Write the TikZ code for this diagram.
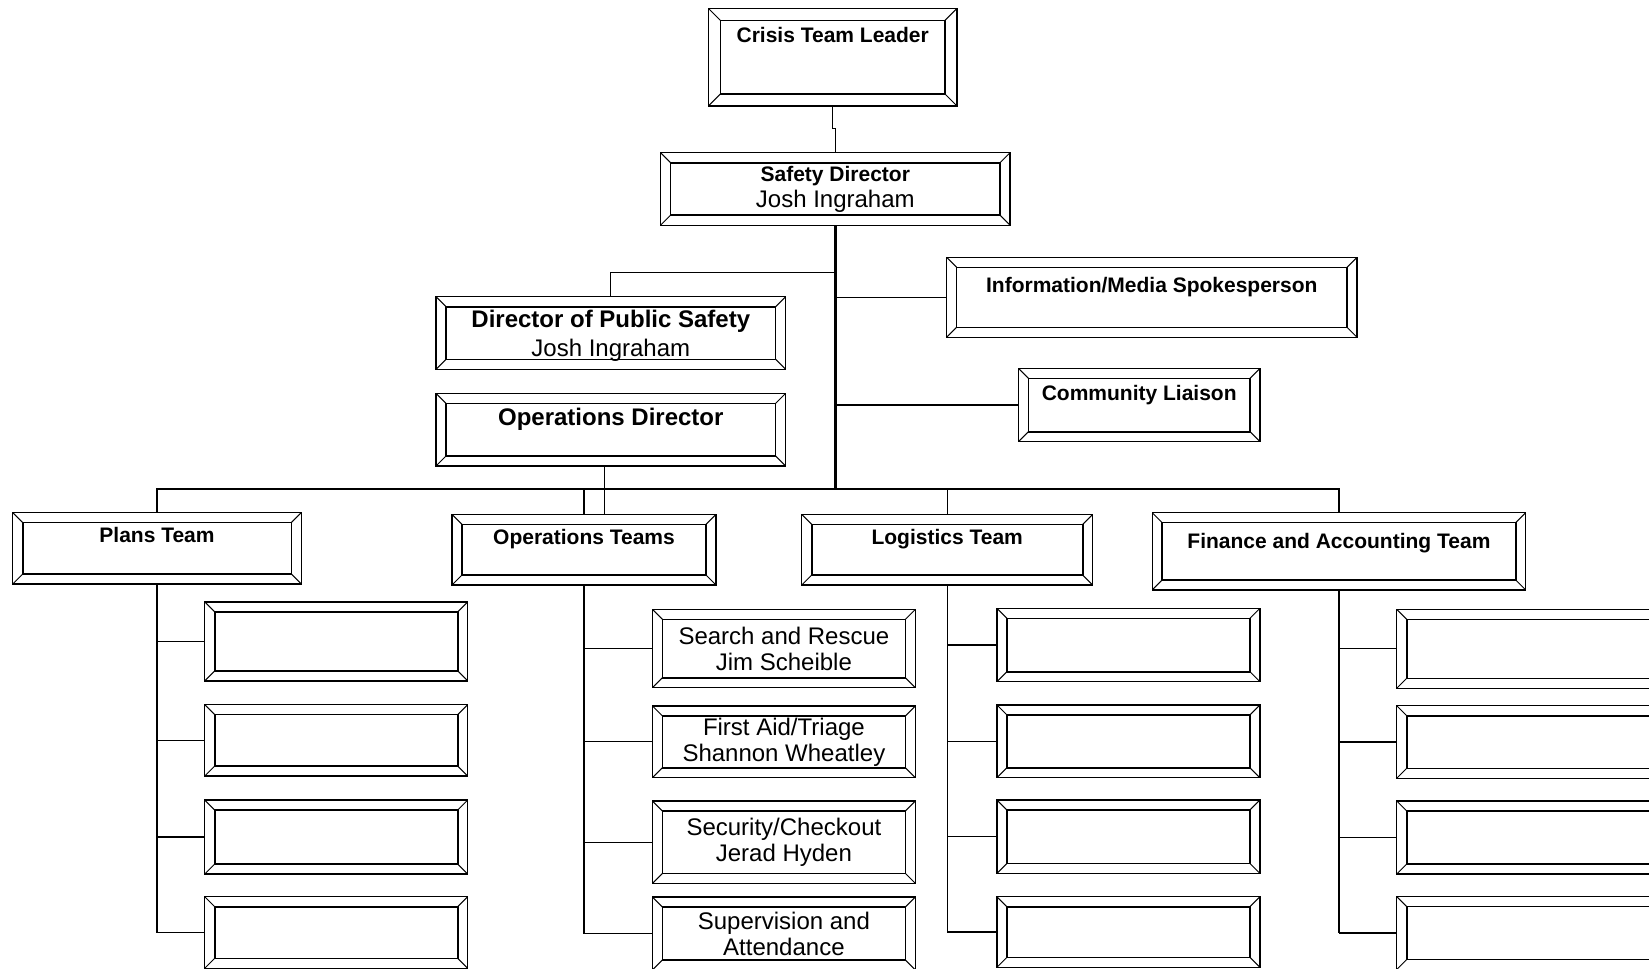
\documentclass[tikz,border=0pt]{standalone}
\usepackage{fontspec}
\setmainfont{Liberation Sans}
\usepackage{tikz}
\newcommand\smallbold{\fontsize{10.5}{13}\selectfont\bfseries}
\newcommand\bigbold{\fontsize{12}{14}\selectfont\bfseries}
\newcommand\namefont{\fontsize{12}{13}\selectfont}
\tikzset{bevel inset/.store in=\bevinset, bevel inset=5pt,
  bevelbox/.style={draw, line width=0.6pt, inner sep=2pt, align=center,
    path picture={
      \draw[line width=0.8pt] ([shift={(\bevinset,\bevinset)}]path picture bounding box.south west)
        rectangle ([shift={(-\bevinset,-\bevinset)}]path picture bounding box.north east);
      \draw[line width=0.5pt]
        (path picture bounding box.south west) -- ++(\bevinset,\bevinset)
        (path picture bounding box.north west) -- ++(\bevinset,-\bevinset)
        (path picture bounding box.north east) -- ++(-\bevinset,-\bevinset)
        (path picture bounding box.south east) -- ++(-\bevinset,\bevinset);
    }},
  titlebox/.style={bevelbox, font=\smallbold, text height=8pt, text depth=#1},
  titlebox/.default=13.5pt,
  memberbox/.style={bevelbox, font=\namefont, minimum width=131.5pt},
  link/.style={line width=0.6pt},
  trunk/.style={line width=1.3pt}}

\begin{document}
\begin{tikzpicture}[x=0.5pt,y=-0.5pt]
  \path[use as bounding box, clip] (0,0) rectangle (1649,969);
  % leaders
  \node[titlebox=22.6pt, bevel inset=6pt, minimum width=124.3pt, minimum height=48.8pt] (leader) at (832.7,57.2) {Crisis Team Leader};
  \node[bevelbox, font=\namefont, minimum width=174.7pt, minimum height=36.2pt] (safety) at (835.3,188.9) {{\smallbold Safety Director}\\Josh Ingraham};
  \node[bevelbox, font=\namefont, text depth=0pt, minimum width=174.8pt, minimum height=36.3pt] (dps) at (610.8,333) {{\bigbold Director of Public Safety}\\[1.5pt]Josh Ingraham};
  \node[titlebox=13.4pt, font=\bigbold, text height=9pt, minimum width=174.8pt, minimum height=36.3pt] (opsdir) at (610.8,429.7) {Operations Director};
  \node[titlebox=12.8pt, minimum width=205.2pt, minimum height=40pt] (info) at (1151.8,297.3) {Information/Media Spokesperson};
  \node[titlebox=12.2pt, minimum width=120.8pt, minimum height=36.7pt] (liaison) at (1139.2,405) {Community Liaison};
  % teams
  \node[titlebox=13.7pt, minimum width=144.3pt, minimum height=35.7pt] (plans) at (157,548.3) {Plans Team};
  \node[titlebox, minimum width=132pt, minimum height=35.3pt] (opsteams) at (584,549.7) {Operations Teams};
  \node[titlebox, minimum width=145.5pt, minimum height=35.3pt] (logistics) at (947.2,549.7) {Logistics Team};
  \node[titlebox=11.1pt, minimum width=186.8pt, minimum height=38.7pt] (finance) at (1338.9,551.3) {Finance and Accounting Team};

  \coordinate (hub) at (835.3,489);
  \coordinate (dpsjoin) at (835.3,272.7);
  \coordinate (odfoot) at ([xshift=-3pt]opsdir.south);
  \draw[link] (leader.south) -- ++(0,22) -| (safety.north);
  \draw[trunk] (safety.south) -- (hub);
  \draw[link] (dpsjoin) -| (dps.north);
  \draw[link] (hub |- info.west) -- (info.west);
  \draw[link] (hub |- liaison.west) -- (liaison.west);
  \draw[link] (plans.north) |- (hub) -| (finance.north);
  \draw[link, line width=1pt] (opsteams.north |- hub) -- (hub);
  \draw[link] (opsteams.north) -- (opsteams.north |- hub);
  \draw[link] (logistics.north) -- (logistics.north |- hub);
  \draw[link] (odfoot) -- (odfoot |- opsteams.north);

  % team members
  \foreach \y/\h [count=\i] in {641.4/39.5pt, 740.3/35.7pt, 837/37pt, 932.5/35.8pt} {
    \node[memberbox, minimum height=\h] (plans-\i) at (336.2,\y) {};
    \draw[link] (plans.south |- plans-\i.west) -- (plans-\i.west);
  }
  \draw[link] (plans.south) -- (plans.south |- plans-4.west);
  \foreach \y/\h/\who [count=\i] in {648.5/39.2pt/{Search and Rescue\\Jim Scheible},
      741.8/35.9pt/{First Aid/Triage\\Shannon Wheatley},
      842.2/41.2pt/{Security/Checkout\\Jerad Hyden},
      933.5/36.5pt/{Supervision and\\Attendance}} {
    \node[memberbox, minimum height=\h] (ops-\i) at (783.9,\y) {\who};
    \draw[link] (opsteams.south |- ops-\i.west) -- (ops-\i.west);
  }
  \draw[link] (opsteams.south) -- (opsteams.south |- ops-4.west);
  \foreach \y/\h [count=\i] in {645/36.7pt, 741.3/36.4pt, 836.7/36.7pt, 932/35.3pt} {
    \node[memberbox, minimum height=\h] (log-\i) at (1128.4,\y) {};
    \draw[link] (logistics.south |- log-\i.west) -- (log-\i.west);
  }
  \draw[link] (logistics.south) -- (logistics.south |- log-4.west);
  \foreach \y/\h [count=\i] in {648.8/39.5pt, 742/36.3pt, 837.5/36.5pt, 933/36.5pt} {
    \node[memberbox, minimum height=\h] (fin-\i) at (1528.2,\y) {};
    \draw[link] (finance.south |- fin-\i.west) -- (fin-\i.west);
  }
  \draw[link] (finance.south) -- (finance.south |- fin-4.west);
\end{tikzpicture}
\end{document}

- Given request: Do not copy the pictures, but repeat every line exactly.

- Problem solution:
Write the TikZ code for this diagram.
\documentclass[tikz,border=0pt]{standalone}
\usepackage{fontspec}
\setmainfont{Liberation Sans}
\usepackage{tikz}
\newcommand\smallbold{\fontsize{10.5}{13}\selectfont\bfseries}
\newcommand\bigbold{\fontsize{12}{14}\selectfont\bfseries}
\newcommand\namefont{\fontsize{12}{13}\selectfont}
\tikzset{bevel inset/.store in=\bevinset, bevel inset=5pt,
  bevelbox/.style={draw, line width=0.6pt, inner sep=2pt, align=center,
    path picture={
      \draw[line width=0.8pt] ([shift={(\bevinset,\bevinset)}]path picture bounding box.south west)
        rectangle ([shift={(-\bevinset,-\bevinset)}]path picture bounding box.north east);
      \draw[line width=0.5pt]
        (path picture bounding box.south west) -- ++(\bevinset,\bevinset)
        (path picture bounding box.north west) -- ++(\bevinset,-\bevinset)
        (path picture bounding box.north east) -- ++(-\bevinset,-\bevinset)
        (path picture bounding box.south east) -- ++(-\bevinset,\bevinset);
    }},
  titlebox/.style={bevelbox, font=\smallbold, text height=8pt, text depth=#1},
  titlebox/.default=13.5pt,
  memberbox/.style={bevelbox, font=\namefont, minimum width=131.5pt},
  link/.style={line width=0.6pt},
  trunk/.style={line width=1.3pt}}

\begin{document}
\begin{tikzpicture}[x=0.5pt,y=-0.5pt]
  \path[use as bounding box, clip] (0,0) rectangle (1649,969);
  % leaders
  \node[titlebox=22.6pt, bevel inset=6pt, minimum width=124.3pt, minimum height=48.8pt] (leader) at (832.7,57.2) {Crisis Team Leader};
  \node[bevelbox, font=\namefont, minimum width=174.7pt, minimum height=36.2pt] (safety) at (835.3,188.9) {{\smallbold Safety Director}\\Josh Ingraham};
  \node[bevelbox, font=\namefont, text depth=0pt, minimum width=174.8pt, minimum height=36.3pt] (dps) at (610.8,333) {{\bigbold Director of Public Safety}\\[1.5pt]Josh Ingraham};
  \node[titlebox=13.4pt, font=\bigbold, text height=9pt, minimum width=174.8pt, minimum height=36.3pt] (opsdir) at (610.8,429.7) {Operations Director};
  \node[titlebox=12.8pt, minimum width=205.2pt, minimum height=40pt] (info) at (1151.8,297.3) {Information/Media Spokesperson};
  \node[titlebox=12.2pt, minimum width=120.8pt, minimum height=36.7pt] (liaison) at (1139.2,405) {Community Liaison};
  % teams
  \node[titlebox=13.7pt, minimum width=144.3pt, minimum height=35.7pt] (plans) at (157,548.3) {Plans Team};
  \node[titlebox, minimum width=132pt, minimum height=35.3pt] (opsteams) at (584,549.7) {Operations Teams};
  \node[titlebox, minimum width=145.5pt, minimum height=35.3pt] (logistics) at (947.2,549.7) {Logistics Team};
  \node[titlebox=11.1pt, minimum width=186.8pt, minimum height=38.7pt] (finance) at (1338.9,551.3) {Finance and Accounting Team};

  \coordinate (hub) at (835.3,489);
  \coordinate (dpsjoin) at (835.3,272.7);
  \coordinate (odfoot) at ([xshift=-3pt]opsdir.south);
  \draw[link] (leader.south) -- ++(0,22) -| (safety.north);
  \draw[trunk] (safety.south) -- (hub);
  \draw[link] (dpsjoin) -| (dps.north);
  \draw[link] (hub |- info.west) -- (info.west);
  \draw[link] (hub |- liaison.west) -- (liaison.west);
  \draw[link] (plans.north) |- (hub) -| (finance.north);
  \draw[link, line width=1pt] (opsteams.north |- hub) -- (hub);
  \draw[link] (opsteams.north) -- (opsteams.north |- hub);
  \draw[link] (logistics.north) -- (logistics.north |- hub);
  \draw[link] (odfoot) -- (odfoot |- opsteams.north);

  % team members
  \foreach \y/\h [count=\i] in {641.4/39.5pt, 740.3/35.7pt, 837/37pt, 932.5/35.8pt} {
    \node[memberbox, minimum height=\h] (plans-\i) at (336.2,\y) {};
    \draw[link] (plans.south |- plans-\i.west) -- (plans-\i.west);
  }
  \draw[link] (plans.south) -- (plans.south |- plans-4.west);
  \foreach \y/\h/\who [count=\i] in {648.5/39.2pt/{Search and Rescue\\Jim Scheible},
      741.8/35.9pt/{First Aid/Triage\\Shannon Wheatley},
      842.2/41.2pt/{Security/Checkout\\Jerad Hyden},
      933.5/36.5pt/{Supervision and\\Attendance}} {
    \node[memberbox, minimum height=\h] (ops-\i) at (783.9,\y) {\who};
    \draw[link] (opsteams.south |- ops-\i.west) -- (ops-\i.west);
  }
  \draw[link] (opsteams.south) -- (opsteams.south |- ops-4.west);
  \foreach \y/\h [count=\i] in {645/36.7pt, 741.3/36.4pt, 836.7/36.7pt, 932/35.3pt} {
    \node[memberbox, minimum height=\h] (log-\i) at (1128.4,\y) {};
    \draw[link] (logistics.south |- log-\i.west) -- (log-\i.west);
  }
  \draw[link] (logistics.south) -- (logistics.south |- log-4.west);
  \foreach \y/\h [count=\i] in {648.8/39.5pt, 742/36.3pt, 837.5/36.5pt, 933/36.5pt} {
    \node[memberbox, minimum height=\h] (fin-\i) at (1528.2,\y) {};
    \draw[link] (finance.south |- fin-\i.west) -- (fin-\i.west);
  }
  \draw[link] (finance.south) -- (finance.south |- fin-4.west);
\end{tikzpicture}
\end{document}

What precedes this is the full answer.